** start GIVEN INFORMATION **

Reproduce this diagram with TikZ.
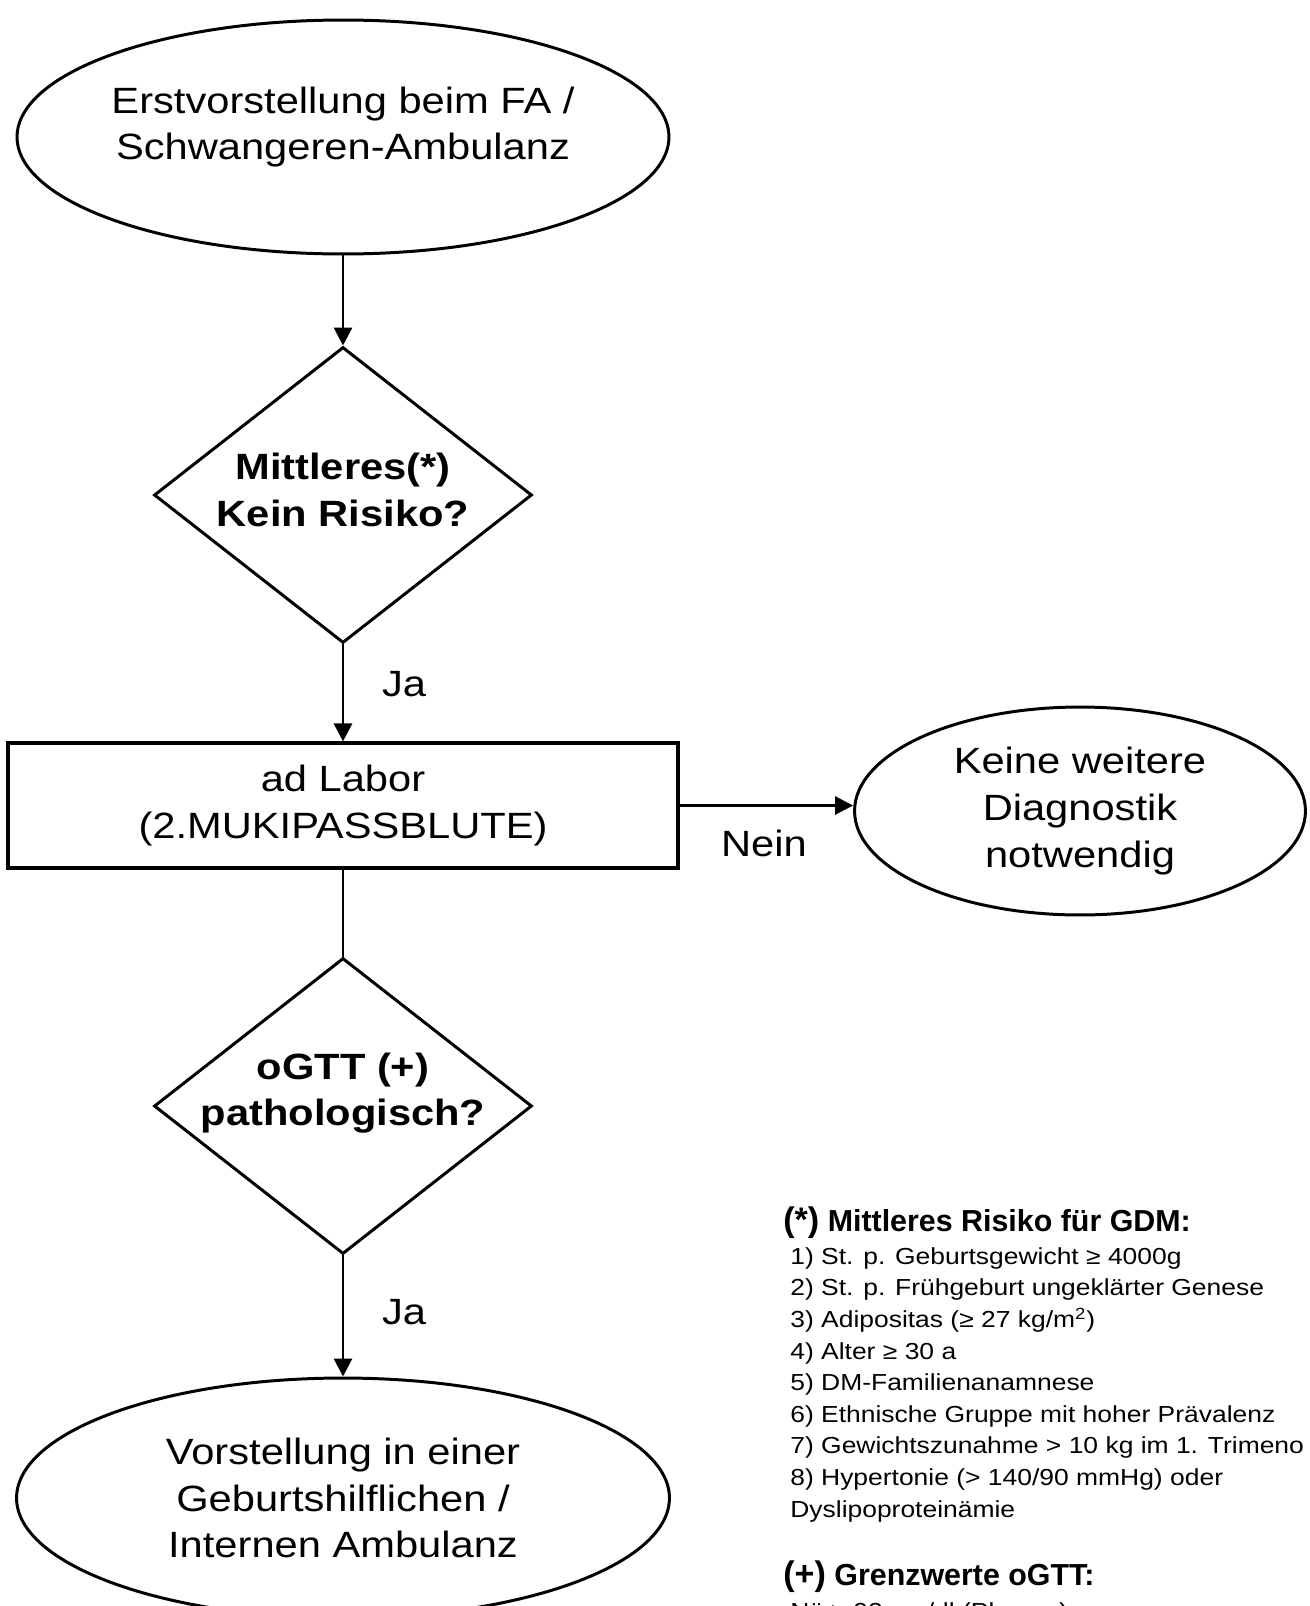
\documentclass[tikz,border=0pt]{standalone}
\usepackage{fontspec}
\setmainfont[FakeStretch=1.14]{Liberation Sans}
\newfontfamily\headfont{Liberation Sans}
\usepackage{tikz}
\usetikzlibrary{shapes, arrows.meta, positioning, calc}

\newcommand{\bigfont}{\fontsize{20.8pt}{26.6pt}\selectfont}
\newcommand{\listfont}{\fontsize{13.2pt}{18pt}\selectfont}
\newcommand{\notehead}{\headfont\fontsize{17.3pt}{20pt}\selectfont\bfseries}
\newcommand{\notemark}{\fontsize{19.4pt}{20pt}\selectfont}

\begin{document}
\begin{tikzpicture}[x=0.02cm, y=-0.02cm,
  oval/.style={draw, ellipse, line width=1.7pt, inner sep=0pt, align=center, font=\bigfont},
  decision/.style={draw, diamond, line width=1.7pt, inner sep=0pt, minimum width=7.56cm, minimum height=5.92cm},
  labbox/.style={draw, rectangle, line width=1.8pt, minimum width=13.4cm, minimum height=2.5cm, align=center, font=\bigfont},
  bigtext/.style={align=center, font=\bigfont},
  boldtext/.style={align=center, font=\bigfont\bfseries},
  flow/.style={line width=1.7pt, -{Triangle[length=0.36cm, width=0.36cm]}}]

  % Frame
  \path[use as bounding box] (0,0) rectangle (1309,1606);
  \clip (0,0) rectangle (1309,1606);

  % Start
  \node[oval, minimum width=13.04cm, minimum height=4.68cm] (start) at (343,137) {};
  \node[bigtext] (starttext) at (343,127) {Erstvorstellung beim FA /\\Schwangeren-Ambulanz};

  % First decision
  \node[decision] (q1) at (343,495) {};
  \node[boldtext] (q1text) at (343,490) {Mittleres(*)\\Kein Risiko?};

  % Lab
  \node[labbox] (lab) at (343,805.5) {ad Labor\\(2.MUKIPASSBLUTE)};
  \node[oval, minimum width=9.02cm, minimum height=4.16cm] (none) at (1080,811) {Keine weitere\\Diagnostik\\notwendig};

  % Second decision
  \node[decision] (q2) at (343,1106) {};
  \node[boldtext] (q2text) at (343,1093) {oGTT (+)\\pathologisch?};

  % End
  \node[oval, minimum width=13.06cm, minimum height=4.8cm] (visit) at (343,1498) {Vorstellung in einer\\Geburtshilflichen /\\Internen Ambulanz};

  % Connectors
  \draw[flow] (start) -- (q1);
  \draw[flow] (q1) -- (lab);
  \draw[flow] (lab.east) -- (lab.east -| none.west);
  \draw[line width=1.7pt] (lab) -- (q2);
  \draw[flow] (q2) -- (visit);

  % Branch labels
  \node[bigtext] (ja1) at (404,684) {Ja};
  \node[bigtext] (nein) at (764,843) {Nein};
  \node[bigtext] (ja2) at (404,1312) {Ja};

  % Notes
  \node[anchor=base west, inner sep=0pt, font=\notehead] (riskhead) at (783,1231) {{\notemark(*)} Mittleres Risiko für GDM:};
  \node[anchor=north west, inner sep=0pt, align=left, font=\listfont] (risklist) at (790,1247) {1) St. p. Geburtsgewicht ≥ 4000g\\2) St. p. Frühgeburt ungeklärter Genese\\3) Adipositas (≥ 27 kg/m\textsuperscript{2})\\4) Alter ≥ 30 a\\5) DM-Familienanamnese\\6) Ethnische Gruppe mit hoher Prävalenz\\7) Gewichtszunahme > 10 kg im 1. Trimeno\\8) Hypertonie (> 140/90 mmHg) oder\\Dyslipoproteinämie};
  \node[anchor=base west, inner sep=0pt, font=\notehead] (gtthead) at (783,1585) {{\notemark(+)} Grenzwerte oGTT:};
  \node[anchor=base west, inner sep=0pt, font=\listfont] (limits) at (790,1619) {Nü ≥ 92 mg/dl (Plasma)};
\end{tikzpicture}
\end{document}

** end GIVEN INFORMATION **

Quote the listing above in full, except for the pictures.

Reproduce this diagram with TikZ.
\documentclass[tikz,border=0pt]{standalone}
\usepackage{fontspec}
\setmainfont[FakeStretch=1.14]{Liberation Sans}
\newfontfamily\headfont{Liberation Sans}
\usepackage{tikz}
\usetikzlibrary{shapes, arrows.meta, positioning, calc}

\newcommand{\bigfont}{\fontsize{20.8pt}{26.6pt}\selectfont}
\newcommand{\listfont}{\fontsize{13.2pt}{18pt}\selectfont}
\newcommand{\notehead}{\headfont\fontsize{17.3pt}{20pt}\selectfont\bfseries}
\newcommand{\notemark}{\fontsize{19.4pt}{20pt}\selectfont}

\begin{document}
\begin{tikzpicture}[x=0.02cm, y=-0.02cm,
  oval/.style={draw, ellipse, line width=1.7pt, inner sep=0pt, align=center, font=\bigfont},
  decision/.style={draw, diamond, line width=1.7pt, inner sep=0pt, minimum width=7.56cm, minimum height=5.92cm},
  labbox/.style={draw, rectangle, line width=1.8pt, minimum width=13.4cm, minimum height=2.5cm, align=center, font=\bigfont},
  bigtext/.style={align=center, font=\bigfont},
  boldtext/.style={align=center, font=\bigfont\bfseries},
  flow/.style={line width=1.7pt, -{Triangle[length=0.36cm, width=0.36cm]}}]

  % Frame
  \path[use as bounding box] (0,0) rectangle (1309,1606);
  \clip (0,0) rectangle (1309,1606);

  % Start
  \node[oval, minimum width=13.04cm, minimum height=4.68cm] (start) at (343,137) {};
  \node[bigtext] (starttext) at (343,127) {Erstvorstellung beim FA /\\Schwangeren-Ambulanz};

  % First decision
  \node[decision] (q1) at (343,495) {};
  \node[boldtext] (q1text) at (343,490) {Mittleres(*)\\Kein Risiko?};

  % Lab
  \node[labbox] (lab) at (343,805.5) {ad Labor\\(2.MUKIPASSBLUTE)};
  \node[oval, minimum width=9.02cm, minimum height=4.16cm] (none) at (1080,811) {Keine weitere\\Diagnostik\\notwendig};

  % Second decision
  \node[decision] (q2) at (343,1106) {};
  \node[boldtext] (q2text) at (343,1093) {oGTT (+)\\pathologisch?};

  % End
  \node[oval, minimum width=13.06cm, minimum height=4.8cm] (visit) at (343,1498) {Vorstellung in einer\\Geburtshilflichen /\\Internen Ambulanz};

  % Connectors
  \draw[flow] (start) -- (q1);
  \draw[flow] (q1) -- (lab);
  \draw[flow] (lab.east) -- (lab.east -| none.west);
  \draw[line width=1.7pt] (lab) -- (q2);
  \draw[flow] (q2) -- (visit);

  % Branch labels
  \node[bigtext] (ja1) at (404,684) {Ja};
  \node[bigtext] (nein) at (764,843) {Nein};
  \node[bigtext] (ja2) at (404,1312) {Ja};

  % Notes
  \node[anchor=base west, inner sep=0pt, font=\notehead] (riskhead) at (783,1231) {{\notemark(*)} Mittleres Risiko für GDM:};
  \node[anchor=north west, inner sep=0pt, align=left, font=\listfont] (risklist) at (790,1247) {1) St. p. Geburtsgewicht ≥ 4000g\\2) St. p. Frühgeburt ungeklärter Genese\\3) Adipositas (≥ 27 kg/m\textsuperscript{2})\\4) Alter ≥ 30 a\\5) DM-Familienanamnese\\6) Ethnische Gruppe mit hoher Prävalenz\\7) Gewichtszunahme > 10 kg im 1. Trimeno\\8) Hypertonie (> 140/90 mmHg) oder\\Dyslipoproteinämie};
  \node[anchor=base west, inner sep=0pt, font=\notehead] (gtthead) at (783,1585) {{\notemark(+)} Grenzwerte oGTT:};
  \node[anchor=base west, inner sep=0pt, font=\listfont] (limits) at (790,1619) {Nü ≥ 92 mg/dl (Plasma)};
\end{tikzpicture}
\end{document}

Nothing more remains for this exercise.